Problem requirements
Faithfully return all lines, omitting every embedded picture.
============
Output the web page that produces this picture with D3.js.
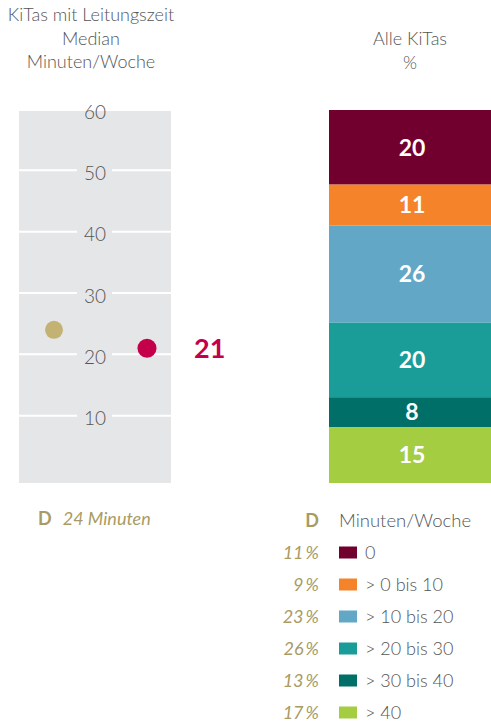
<!DOCTYPE html>
<html>
<head>
<meta charset="utf-8">
<script src="https://cdn.jsdelivr.net/npm/d3@7"></script>
<style>
  body { margin: 0; background: #fff; }
  svg text { font-family: Lato, "Open Sans", sans-serif; }
  .light { font-weight: 300; fill: #555; }
  .gold { fill: #a99b63; }
</style>
</head>
<body>
<div id="chart"></div>
<script>
// left panel: median minutes per week
var medianTicks = [10, 20, 30, 40, 50, 60];
var medianAll = 24;      // D (Deutschland)
var medianKita = 21;     // KiTas mit Leitungszeit

// right panel: share of all KiTas (%)
var categories = ["0", "> 0 bis 10", "> 10 bis 20", "> 20 bis 30", "> 30 bis 40", "> 40"];
var shares = [20, 11, 26, 20, 8, 15];
var sharesD = [11, 9, 23, 26, 13, 17];
var colors = ["#72002f", "#f5832a", "#62a8c6", "#1a9d98", "#006f67", "#a4cd42"];

var width = 491, height = 725;

var svg = d3.select("#chart").append("svg")
    .attr("width", width)
    .attr("height", height);

// headers
var leftHead = ["KiTas mit Leitungszeit", "Median", "Minuten/Woche"];
svg.selectAll("text.lhead")
    .data(leftHead)
    .enter().append("text")
    .attr("class", "lhead light")
    .attr("x", 91)
    .attr("y", function (d, i) { return 21 + i * 23.5; })
    .attr("text-anchor", "middle")
    .attr("font-size", 18)
    .text(function (d) { return d; });

svg.selectAll("text.rhead")
    .data(["Alle KiTas", "%"])
    .enter().append("text")
    .attr("class", "rhead light")
    .attr("x", 410)
    .attr("y", function (d, i) { return 45 + i * 23.5; })
    .attr("text-anchor", "middle")
    .attr("font-size", 18)
    .text(function (d) { return d; });

// ---- left panel ----
var y = d3.scaleLinear().domain([0, 60]).range([477, 109]);

svg.append("rect")
    .attr("x", 19).attr("y", 111)
    .attr("width", 152).attr("height", 372)
    .attr("fill", "#e5e6e8");

var grid = svg.append("g");
grid.selectAll("line.gl")
    .data(medianTicks.filter(function (d) { return d < 60; }))
    .enter().append("line")
    .attr("x1", 19).attr("x2", 77)
    .attr("y1", function (d) { return y(d); })
    .attr("y2", function (d) { return y(d); })
    .attr("stroke", "#fff").attr("stroke-width", 2);
grid.selectAll("line.gr")
    .data(medianTicks.filter(function (d) { return d < 60; }))
    .enter().append("line")
    .attr("x1", 112).attr("x2", 171)
    .attr("y1", function (d) { return y(d); })
    .attr("y2", function (d) { return y(d); })
    .attr("stroke", "#fff").attr("stroke-width", 2);

grid.selectAll("text.tick")
    .data(medianTicks)
    .enter().append("text")
    .attr("class", "tick light")
    .attr("x", 95)
    .attr("y", function (d) { return y(d); })
    .attr("dy", "0.5em")
    .attr("text-anchor", "middle")
    .attr("font-size", 19)
    .text(function (d) { return d; });

svg.append("circle")
    .attr("cx", 54).attr("cy", y(medianAll))
    .attr("r", 9).attr("fill", "#c4b274");

svg.append("circle")
    .attr("cx", 147).attr("cy", y(medianKita))
    .attr("r", 9.5).attr("fill", "#c4004b");

svg.append("text")
    .attr("x", 194).attr("y", y(medianKita))
    .attr("dy", "0.36em")
    .attr("font-size", 27).attr("font-weight", 700)
    .attr("fill", "#c4004b")
    .text(medianKita);

// D 24 Minuten
var dLeft = svg.append("text").attr("x", 38).attr("y", 525).attr("font-size", 18);
dLeft.append("tspan").attr("class", "gold").attr("font-weight", 700).text("D");
dLeft.append("tspan").attr("class", "gold").attr("dx", 11).attr("font-style", "italic")
    .attr("font-weight", 400).text(medianAll + " Minuten");

// ---- right panel: stacked bar ----
var stackY = d3.scaleLinear().domain([0, d3.sum(shares)]).range([110, 483]);
var cum = 0;
var segs = shares.map(function (v, i) {
    var s = {start: cum, end: cum + v, value: v, color: colors[i]};
    cum += v;
    return s;
});

svg.selectAll("rect.seg")
    .data(segs)
    .enter().append("rect")
    .attr("class", "seg")
    .attr("x", 329)
    .attr("width", 162)
    .attr("y", function (d) { return stackY(d.start); })
    .attr("height", function (d) { return stackY(d.end) - stackY(d.start); })
    .attr("fill", function (d) { return d.color; });

svg.selectAll("text.seglabel")
    .data(segs)
    .enter().append("text")
    .attr("class", "seglabel")
    .attr("x", 412)
    .attr("y", function (d) { return (stackY(d.start) + stackY(d.end)) / 2; })
    .attr("dy", "0.36em")
    .attr("text-anchor", "middle")
    .attr("font-size", 23).attr("font-weight", 700)
    .attr("fill", "#fff")
    .text(function (d) { return d.value; });

// legend
svg.append("text")
    .attr("class", "gold")
    .attr("x", 319).attr("y", 527)
    .attr("text-anchor", "end")
    .attr("font-size", 18).attr("font-weight", 700)
    .text("D");
svg.append("text")
    .attr("class", "light")
    .attr("x", 339).attr("y", 527)
    .attr("font-size", 18.5)
    .text("Minuten/Woche");

var legY = d3.scalePoint().domain(categories).range([552.5, 712.5]);

var leg = svg.selectAll("g.leg")
    .data(categories)
    .enter().append("g")
    .attr("class", "leg")
    .attr("transform", function (d) { return "translate(0," + legY(d) + ")"; });

leg.append("text")
    .attr("class", "gold")
    .attr("x", 319)
    .attr("dy", "0.36em")
    .attr("text-anchor", "end")
    .attr("font-size", 18).attr("font-style", "italic")
    .text(function (d, i) { return sharesD[i] + "\u2009%"; });

leg.append("rect")
    .attr("x", 339).attr("y", -6)
    .attr("width", 18).attr("height", 12)
    .attr("fill", function (d, i) { return colors[i]; });

leg.append("text")
    .attr("class", "light")
    .attr("x", 365)
    .attr("dy", "0.36em")
    .attr("font-size", 18)
    .text(function (d) { return d; });
</script>
</body>
</html>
============
Task solution
Output the web page that produces this picture with D3.js.
<!DOCTYPE html>
<html>
<head>
<meta charset="utf-8">
<script src="https://cdn.jsdelivr.net/npm/d3@7"></script>
<style>
  body { margin: 0; background: #fff; }
  svg text { font-family: Lato, "Open Sans", sans-serif; }
  .light { font-weight: 300; fill: #555; }
  .gold { fill: #a99b63; }
</style>
</head>
<body>
<div id="chart"></div>
<script>
// left panel: median minutes per week
var medianTicks = [10, 20, 30, 40, 50, 60];
var medianAll = 24;      // D (Deutschland)
var medianKita = 21;     // KiTas mit Leitungszeit

// right panel: share of all KiTas (%)
var categories = ["0", "> 0 bis 10", "> 10 bis 20", "> 20 bis 30", "> 30 bis 40", "> 40"];
var shares = [20, 11, 26, 20, 8, 15];
var sharesD = [11, 9, 23, 26, 13, 17];
var colors = ["#72002f", "#f5832a", "#62a8c6", "#1a9d98", "#006f67", "#a4cd42"];

var width = 491, height = 725;

var svg = d3.select("#chart").append("svg")
    .attr("width", width)
    .attr("height", height);

// headers
var leftHead = ["KiTas mit Leitungszeit", "Median", "Minuten/Woche"];
svg.selectAll("text.lhead")
    .data(leftHead)
    .enter().append("text")
    .attr("class", "lhead light")
    .attr("x", 91)
    .attr("y", function (d, i) { return 21 + i * 23.5; })
    .attr("text-anchor", "middle")
    .attr("font-size", 18)
    .text(function (d) { return d; });

svg.selectAll("text.rhead")
    .data(["Alle KiTas", "%"])
    .enter().append("text")
    .attr("class", "rhead light")
    .attr("x", 410)
    .attr("y", function (d, i) { return 45 + i * 23.5; })
    .attr("text-anchor", "middle")
    .attr("font-size", 18)
    .text(function (d) { return d; });

// ---- left panel ----
var y = d3.scaleLinear().domain([0, 60]).range([477, 109]);

svg.append("rect")
    .attr("x", 19).attr("y", 111)
    .attr("width", 152).attr("height", 372)
    .attr("fill", "#e5e6e8");

var grid = svg.append("g");
grid.selectAll("line.gl")
    .data(medianTicks.filter(function (d) { return d < 60; }))
    .enter().append("line")
    .attr("x1", 19).attr("x2", 77)
    .attr("y1", function (d) { return y(d); })
    .attr("y2", function (d) { return y(d); })
    .attr("stroke", "#fff").attr("stroke-width", 2);
grid.selectAll("line.gr")
    .data(medianTicks.filter(function (d) { return d < 60; }))
    .enter().append("line")
    .attr("x1", 112).attr("x2", 171)
    .attr("y1", function (d) { return y(d); })
    .attr("y2", function (d) { return y(d); })
    .attr("stroke", "#fff").attr("stroke-width", 2);

grid.selectAll("text.tick")
    .data(medianTicks)
    .enter().append("text")
    .attr("class", "tick light")
    .attr("x", 95)
    .attr("y", function (d) { return y(d); })
    .attr("dy", "0.5em")
    .attr("text-anchor", "middle")
    .attr("font-size", 19)
    .text(function (d) { return d; });

svg.append("circle")
    .attr("cx", 54).attr("cy", y(medianAll))
    .attr("r", 9).attr("fill", "#c4b274");

svg.append("circle")
    .attr("cx", 147).attr("cy", y(medianKita))
    .attr("r", 9.5).attr("fill", "#c4004b");

svg.append("text")
    .attr("x", 194).attr("y", y(medianKita))
    .attr("dy", "0.36em")
    .attr("font-size", 27).attr("font-weight", 700)
    .attr("fill", "#c4004b")
    .text(medianKita);

// D 24 Minuten
var dLeft = svg.append("text").attr("x", 38).attr("y", 525).attr("font-size", 18);
dLeft.append("tspan").attr("class", "gold").attr("font-weight", 700).text("D");
dLeft.append("tspan").attr("class", "gold").attr("dx", 11).attr("font-style", "italic")
    .attr("font-weight", 400).text(medianAll + " Minuten");

// ---- right panel: stacked bar ----
var stackY = d3.scaleLinear().domain([0, d3.sum(shares)]).range([110, 483]);
var cum = 0;
var segs = shares.map(function (v, i) {
    var s = {start: cum, end: cum + v, value: v, color: colors[i]};
    cum += v;
    return s;
});

svg.selectAll("rect.seg")
    .data(segs)
    .enter().append("rect")
    .attr("class", "seg")
    .attr("x", 329)
    .attr("width", 162)
    .attr("y", function (d) { return stackY(d.start); })
    .attr("height", function (d) { return stackY(d.end) - stackY(d.start); })
    .attr("fill", function (d) { return d.color; });

svg.selectAll("text.seglabel")
    .data(segs)
    .enter().append("text")
    .attr("class", "seglabel")
    .attr("x", 412)
    .attr("y", function (d) { return (stackY(d.start) + stackY(d.end)) / 2; })
    .attr("dy", "0.36em")
    .attr("text-anchor", "middle")
    .attr("font-size", 23).attr("font-weight", 700)
    .attr("fill", "#fff")
    .text(function (d) { return d.value; });

// legend
svg.append("text")
    .attr("class", "gold")
    .attr("x", 319).attr("y", 527)
    .attr("text-anchor", "end")
    .attr("font-size", 18).attr("font-weight", 700)
    .text("D");
svg.append("text")
    .attr("class", "light")
    .attr("x", 339).attr("y", 527)
    .attr("font-size", 18.5)
    .text("Minuten/Woche");

var legY = d3.scalePoint().domain(categories).range([552.5, 712.5]);

var leg = svg.selectAll("g.leg")
    .data(categories)
    .enter().append("g")
    .attr("class", "leg")
    .attr("transform", function (d) { return "translate(0," + legY(d) + ")"; });

leg.append("text")
    .attr("class", "gold")
    .attr("x", 319)
    .attr("dy", "0.36em")
    .attr("text-anchor", "end")
    .attr("font-size", 18).attr("font-style", "italic")
    .text(function (d, i) { return sharesD[i] + "\u2009%"; });

leg.append("rect")
    .attr("x", 339).attr("y", -6)
    .attr("width", 18).attr("height", 12)
    .attr("fill", function (d, i) { return colors[i]; });

leg.append("text")
    .attr("class", "light")
    .attr("x", 365)
    .attr("dy", "0.36em")
    .attr("font-size", 18)
    .text(function (d) { return d; });
</script>
</body>
</html>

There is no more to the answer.